DESCRIPTION (provided by applicant): BRCA1 is for the cellular to DNA and for reco`mbination, although required response damage homologous it is not yet clear exactly what role it plays in these critical processes. BRCA1 also acts as a co-activator of p53-responsive promoter elements, suggesting that modulating expression of genes that mediate apoptosis and cell cycling is part of this process. Yet, given the universal nature of these cellular processes, it is difficult to explain the striking differences in cancer risk between breast and other tissues in women with BRCA1 germline mutations. The answer will lie in a meticulous dissection of events that initiate and drive BRCAl-associated tumorigenesis. One important clue is that of hormone responsiveness in the tissues at highest risk. During the last funding period, we developed a murine model that recapitulates a known disease-associated human germline BRCA1 mutation with a conditional deletion of the C-terminus of Brca1. We will use that model to ask: What genetic events are necessary for BRCA1-related tumors to develop? The specific aims of this proposal are: Aim 1: To generate murine mammary hyperplasia and carcinomas in mice with a homozygous deletion of the Brcal BRCT domain. Aim 2: To define the early genetic changes in BRCA1 related tumorigenesis using genomic analyses of murine and human tissue Aim3: To define the role of estrogen in the initiation and progression of Brcal-associated mammary tumors. Aim 4: To evaluate the role of haploinsufficiency in BRCA1 mut/wt cells.

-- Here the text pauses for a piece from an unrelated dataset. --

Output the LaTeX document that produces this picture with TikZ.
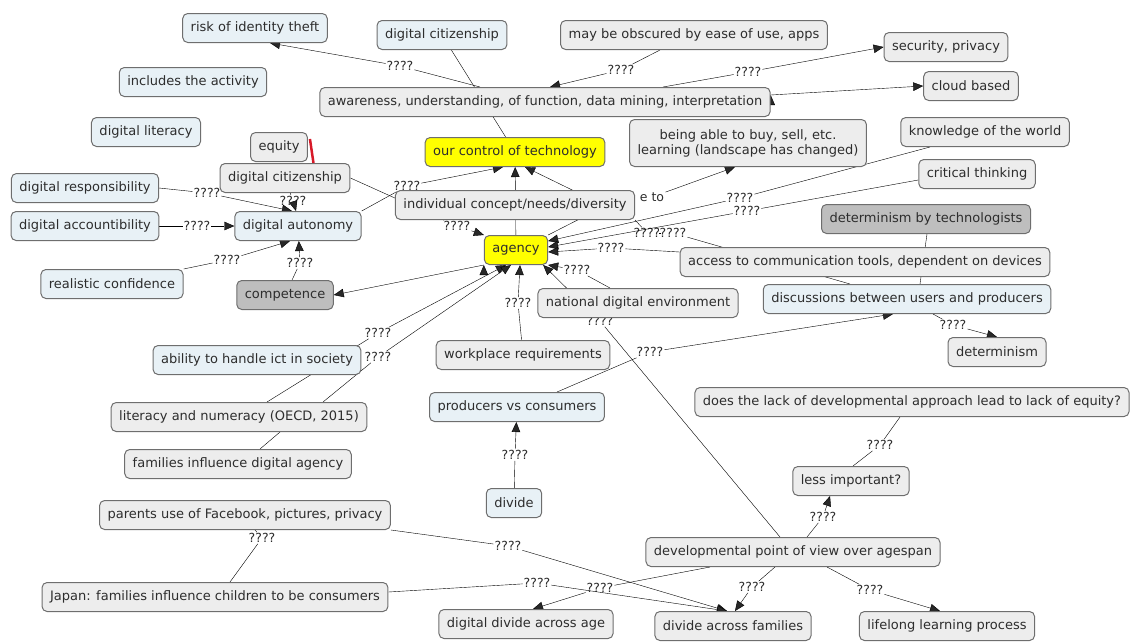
\documentclass[tikz,border=0pt]{standalone}
\usepackage{fontspec}
\setmainfont{DejaVu Sans}
\usetikzlibrary{arrows.meta, positioning}
\pgfdeclarelayer{back}
\pgfsetlayers{back,main}
\definecolor{cblu}{RGB}{232,241,246}
\definecolor{cgry}{RGB}{237,237,237}
\definecolor{cdrk}{RGB}{190,190,190}
\definecolor{cyel}{RGB}{255,255,0}
\definecolor{cbrd}{RGB}{110,110,110}
\definecolor{ctxt}{RGB}{45,45,45}
\definecolor{clin}{RGB}{40,40,40}
\definecolor{cred}{RGB}{215,25,40}

\begin{document}
\begin{tikzpicture}[x=1pt,y=-1pt,>={Triangle[length=10pt,width=8.5pt]},line width=0.9pt,draw=clin]
            \tikzset{cpt/.style={draw=cbrd,line width=1pt,rounded corners=5pt,fill=cgry,text=ctxt,
                      font=\fontsize{13}{15}\selectfont,inner xsep=8pt,minimum height=29pt}}
            \tikzset{cptb/.style={cpt,fill=cblu}}
            \tikzset{cptd/.style={cpt,fill=cdrk}}
            \tikzset{cpty/.style={cpt,fill=cyel}}
            \tikzset{lnk/.style={fill=white,text=ctxt,font=\fontsize{12.5}{14}\selectfont,inner sep=1pt}}

            \useasboundingbox (0,0) rectangle (1137,641);

            % concepts, top
            \node[cptb] (riskid) at (255,28) {risk of identity theft};
            \node[cptb] (includes) at (193,82) {includes the activity};
            \node[cptb] (diglit) at (146,132) {digital literacy};
            \node[cptb] (digcita) at (442,35) {digital citizenship};
            \node[cpt] (obscured) at (694,35) {may be obscured by ease of use, apps};
            \node[cpt] (awareness) at (545,102) {awareness, understanding, of function, data mining, interpretation};
            \node[cpt] (security) at (946,47) {security, privacy};
            \node[cpt] (cloud) at (971,86) {cloud based};
            \node[cpty] (ourcontrol) at (515,152) {our control of technology};
            \node[cpt,align=center,minimum height=47pt,inner ysep=3pt] (beingable) at (748,143) {being able to buy, sell, etc.\\learning (landscape has changed)};
            \node[cpt] (knowledge) at (985,132) {knowledge of the world};
            \node[cpt] (critical) at (977,174) {critical thinking};

            % concepts, middle
            \node[cpt] (equity) at (279,147) {equity};
            \node[cpt] (digcitb) at (285,178) {digital citizenship};
            \node[cptb] (digresp) at (85,188) {digital responsibility};
            \node[cptb] (digacc) at (85,226) {digital accountibility};
            \node[cptb] (digaut) at (298,226) {digital autonomy};
            \node[cptb] (realistic) at (112,284) {realistic confidence};
            \node[cptd] (competence) at (285,295) {competence};
            \node[cpt] (individual) at (515,205) {individual concept/needs/diversity};
            \node[lnk,fill=none] (eto) at (652,197) {e to};
            \node[cpty] (agency) at (516,250) {agency};
            \node[cptd] (dettech) at (926,219) {determinism by technologists};
            \node[cpt] (access) at (865,262) {access to communication tools, dependent on devices};
            \node[cptb] (discussions) at (907,299) {discussions between users and producers};
            \node[cpt] (national) at (638,303) {national digital environment};
            \node[cpt] (determinism) at (997,352) {determinism};
            \node[cptb] (ability) at (257,360) {ability to handle ict in society};
            \node[cpt] (workplace) at (523,355) {workplace requirements};
            \node[cptb] (producers) at (517,407) {producers vs consumers};
            \node[cpt] (literacy) at (239,417) {literacy and numeracy (OECD, 2015)};
            \node[cpt] (families) at (238,464) {families influence digital agency};

            % concepts, bottom
            \node[cpt] (doeslack) at (912,402) {does the lack of developmental approach lead to lack of equity?};
            \node[cpt] (lessimp) at (851,481) {less important?};
            \node[cptb] (divide) at (514,503) {divide};
            \node[cpt] (parents) at (245,515) {parents use of Facebook, pictures, privacy};
            \node[cpt] (developmental) at (793,552) {developmental point of view over agespan};
            \node[cpt] (japan) at (215,597) {Japan: families influence children to be consumers};
            \node[cpt] (digdivage) at (526,624) {digital divide across age};
            \node[cpt] (divfam) at (733,626) {divide across families};
            \node[cpt] (lifelong) at (947,626) {lifelong learning process};

            \begin{pgfonlayer}{back}
            % linking phrases
            \node[lnk] (lrisk) at (400,66) {????};
            \node[lnk] (lobs) at (621,70) {????};
            \node[lnk] (lsec) at (748,72) {????};
            \node[lnk] (lctl) at (407,186) {????};
            \node[lnk] (lag) at (457,226) {????};
            \node[lnk] (lkn) at (740,198) {????};
            \node[lnk] (lcr) at (747,211) {????};
            \node[lnk] (la) at (647,233) {????};
            \node[lnk] (lb) at (673,233) {????};
            \node[lnk] (lac) at (611,248) {????};
            \node[lnk] (lnat) at (577,270) {????};
            \node[lnk] (ldev) at (600,321) {????};
            \node[lnk] (lwp) at (518,303) {????};
            \node[lnk] (lli1) at (378,333) {????};
            \node[lnk] (lli2) at (378,357) {????};
            \node[lnk] (lpr) at (650,352) {????};
            \node[lnk] (ldiv) at (515,455) {????};
            \node[lnk] (ldisc) at (953,325) {????};
            \node[lnk] (lresp) at (207,193) {????};
            \node[lnk] (lcit) at (293,201) {????};
            \node[lnk] (lacc) at (197,226) {????};
            \node[lnk] (lreal) at (227,260) {????};
            \node[lnk] (lcomp) at (300,263) {????};
            \node[lnk] (lpar) at (508,546) {????};
            \node[lnk] (ljap) at (537,583) {????};
            \node[lnk] (ldage) at (600,588) {????};
            \node[lnk] (ldfam) at (752,587) {????};
            \node[lnk] (llife) at (870,590) {????};
            \node[lnk] (lless) at (823,517) {????};
            \node[lnk] (lla) at (880,445) {????};
            \node[lnk] (lpj) at (262,538) {????};
            \coordinate (hp) at (605,206);

            % connectors
            \draw (digcita) edge (ourcontrol);
            \draw ([xshift=-65pt]awareness.north) edge (lrisk);
            \draw[->] (lrisk) edge ([xshift=15pt]riskid.south);
            \draw ([xshift=-34pt]obscured.south) edge (lobs);
            \draw[->] (lobs) edge ([xshift=5pt]awareness.north);
            \draw ([xshift=118pt]awareness.north) edge (lsec);
            \draw[->] (lsec) edge (security.west);
            \draw[->] ([yshift=-8pt]awareness.north east) edge (cloud.west);

            \draw[->] (agency) edge (ourcontrol);
            \draw (digaut.north east) edge (lctl);
            \draw[->] (lctl) edge ([xshift=-12pt]ourcontrol.south);
            \draw (digcitb.east) edge (lag);
            \draw[->] (lag) edge (agency.north west);
            \draw (agency.north east) edge (hp);
            \draw[->] (hp) edge ([xshift=10pt]ourcontrol.south);
            \draw[->] (eto) edge ([xshift=-13pt]beingable.south);

            \draw ([xshift=-55pt]knowledge.south) edge (lkn);
            \draw[->] (lkn) edge ([yshift=9pt]agency.east);
            \draw ([yshift=-6pt]critical.west) edge (lcr);
            \draw[->] (lcr) edge ([yshift=3pt]agency.east);
            \draw (individual.south east) edge (la);
            \draw (la) edge (lb);
            \draw (lb) edge ([xshift=-57pt]discussions.north);
            \draw ([yshift=10pt]access.west) edge (lac);
            \draw[->] (lac) edge ([yshift=-2pt]agency.east);
            \draw ([xshift=-28pt]national.north) edge (lnat);
            \draw[->] (lnat) edge (agency.south east);
            \draw ([xshift=-13pt]developmental.north) edge (ldev);
            \draw[->] (ldev) edge ([xshift=-5pt]agency.south east);
            \draw (workplace) edge (lwp);
            \draw[->] (lwp) edge ([xshift=4pt]agency.south);
            \draw[->] (agency.south west) edge (competence.east);

            \draw ([xshift=28pt]literacy.north) edge (lli1);
            \draw ([xshift=84pt]literacy.north) edge (lli2);
            \draw[->] (lli1) edge ([xshift=-10pt]agency.south);
            \draw[->] (lli2) edge ([xshift=-5pt]agency.south);
            \draw ([xshift=22pt]families.north) edge ([xshift=41pt]literacy.south);

            \draw ([xshift=40pt]producers.north) edge (lpr);
            \draw[->] (lpr) edge ([xshift=-14pt]discussions.south);
            \draw (divide) edge (ldiv);
            \draw[->] (ldiv) edge (producers);
            \draw ([xshift=26pt]discussions.south) edge (ldisc);
            \draw[->] (ldisc) edge (determinism.north);
            \draw ([xshift=1pt]dettech.south) edge ([xshift=13pt]discussions.north);

            \draw (digresp.east) edge (lresp);
            \draw[->] (lresp) edge ([xshift=-6pt]digaut.north);
            \draw (digcitb) edge (lcit);
            \draw[->] (lcit) edge ([xshift=-2pt]digaut.north);
            \draw (digacc) edge (lacc);
            \draw[->] (lacc) edge (digaut);
            \draw (realistic.north east) edge (lreal);
            \draw[->] (lreal) edge ([xshift=-8pt]digaut.south);
            \draw (competence) edge (lcomp);
            \draw[->] (lcomp) edge (digaut);
            \draw[cred,line width=2.5pt] ([xshift=2pt,yshift=-7pt]equity.north east) edge ([xshift=-37pt]digcitb.north east);

            \draw (parents.south east) edge (lpar);
            \draw[->] (lpar) edge ([xshift=-6pt]divfam.north);
            \draw ([yshift=5pt]japan.east) edge (ljap);
            \draw[->] (ljap) edge ([xshift=-6pt]divfam.north);
            \draw ([xshift=-83pt]developmental.south) edge (ldage);
            \draw[->] (ldage) edge ([xshift=7pt]digdivage.north);
            \draw ([xshift=-18pt]developmental.south) edge (ldfam);
            \draw[->] (ldfam) edge ([xshift=2pt]divfam.north);
            \draw ([xshift=34pt]developmental.south) edge (llife);
            \draw[->] (llife) edge ([xshift=-7pt]lifelong.north);
            \draw ([xshift=14pt]developmental.north) edge (lless);
            \draw[->] (lless) edge ([xshift=-21pt]lessimp.south);
            \draw ([xshift=2pt]lessimp.north) edge (lla);
            \draw (lla) edge ([xshift=-12pt]doeslack.south);
            \draw ([xshift=10pt]parents.south) edge (lpj);
            \draw (lpj) edge ([xshift=15pt]japan.north);
            \end{pgfonlayer}

        \end{tikzpicture}
\end{document}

The completion of this work will define pathways that are altered in BRCAl-associated cancers and will determine whether ER-negative breast cancers predominate in women with BRCA1 mutations because they arise from cells that are intrinsically ER negative or because other proliferative advantages replace ER signaling. We will determine whether heterozygous BRCA1 wt/mut cells have higher mutation rates than BRCA1 wt/wt cells, and whether this effect, if present, is enhanced by estrogen. A complete understanding of these events will lead to testable strategies for prevention, early diagnosis and treatment for women with BRCA1 mutations as well as an enhanced understanding of the molecular events that drive cancer development in general.